At the right of the picture are the gates of the Yorkshire Dry Dock, with a crane, and beyond them what remains of the entrance to Queen’s Dock Basin which used to lead into Queens Dock, filled in as a rather dull and still part-sunken public park in 1930-34.
13 February 2017
Both Wright St and Charles St still exist on the map of Hull, but they no longer meet as they used to, and the surrounding area has been changed by the building of the Freetown Way, opened in 1986, five years after I took this picture.
Charles St was on the northern edge of Hull when it was developed by the Rev Charles Jarratt in the 1830s and 1840s, and there are still a few buildings from that period surviving in both it and Wright St.
Although there are broken windows and boards over the shops at right, the corner shop appears to be still in business, though not open early on a Sunday when I took the picture. Under the cloths in the windows are what look like cakes or doughnuts, and the notice in the doorway states ‘Golden Touch Bingo Vouchers Accepted Here’.
Charles St has been described as a long street of almost continuous small shops where you could buy almost anything you might ever need. And of course pubs. And it was in this street that one of the least likely ‘Jack the Ripper’ suspects, writer and journalist Robert Donston Stephenson (aka Roslyn D’Onston) was born. He was in the London Hospital when Mary Ann Nichols, the first ‘Ripper’ victim was killed only a couple of hundred yards away, and took a great interest in the case, suggesting an unlikely link to occult practices which he had studied.

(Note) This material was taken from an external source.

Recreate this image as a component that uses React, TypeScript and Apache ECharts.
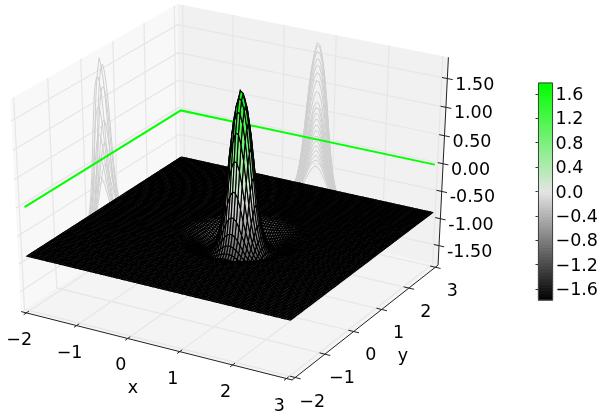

Others suggested he might really have been the murderer, not least because his wife had disappeared without trace a couple of years earlier. Of course there is really no mystery about the ‘Ripper’, just a huge industry of profit in denying the facts.
14 February 2017
The Dairycoates (Gipsyville) Industrial Estate is a couple of miles west of the city centre and was purpose-built with 8 streets of terraced housing named after English counties running south from the Hessle Rd around 1900. THe first companies there were F. Atkins & Co making canisters (later they became part of ‘Metal Box’ and then moved away) and Hargreaves Bros, & Co, a black lead company, whose “Gipsy Black Metal Polish” gave the whole area its name, including the extensive inter-war council housing to the north. The industrial estate was enlarged in the 1980s, with large factory sheds of little interest.
Cawoods fish curing works are the most distinctive part of the estate, and they produced dried salted fish in Hull for around a hundred years. There Grimsby factory came later, and they moved all production there in 2002, a few years before the Hull fish market closed.
15 February 2017
A ‘tenfoot’ is any side or back alley, often 10 foot wide, though not always. There are also some ‘twentyfoots’ in Hull. Some tenfoots are now gated, while others have been recognised as public rights of way – restricted byways. In some places they were used by refuse collectors and others making deliveries, as well as play areas by the local children, but in other areas are seen as problem areas with fly tipping, access for burglaries, drug-taking and sex. Gating them is currently a controversial subject in some areas of Hull.
This tenfoot runs along the end of all of the 8 streets of terraced housing built around 1900 as workers housing for the Dairycoates industrial estate, with a long brick wall on the south side. There were a couple of entrances to the estate from it, from one of which I took the previous picture.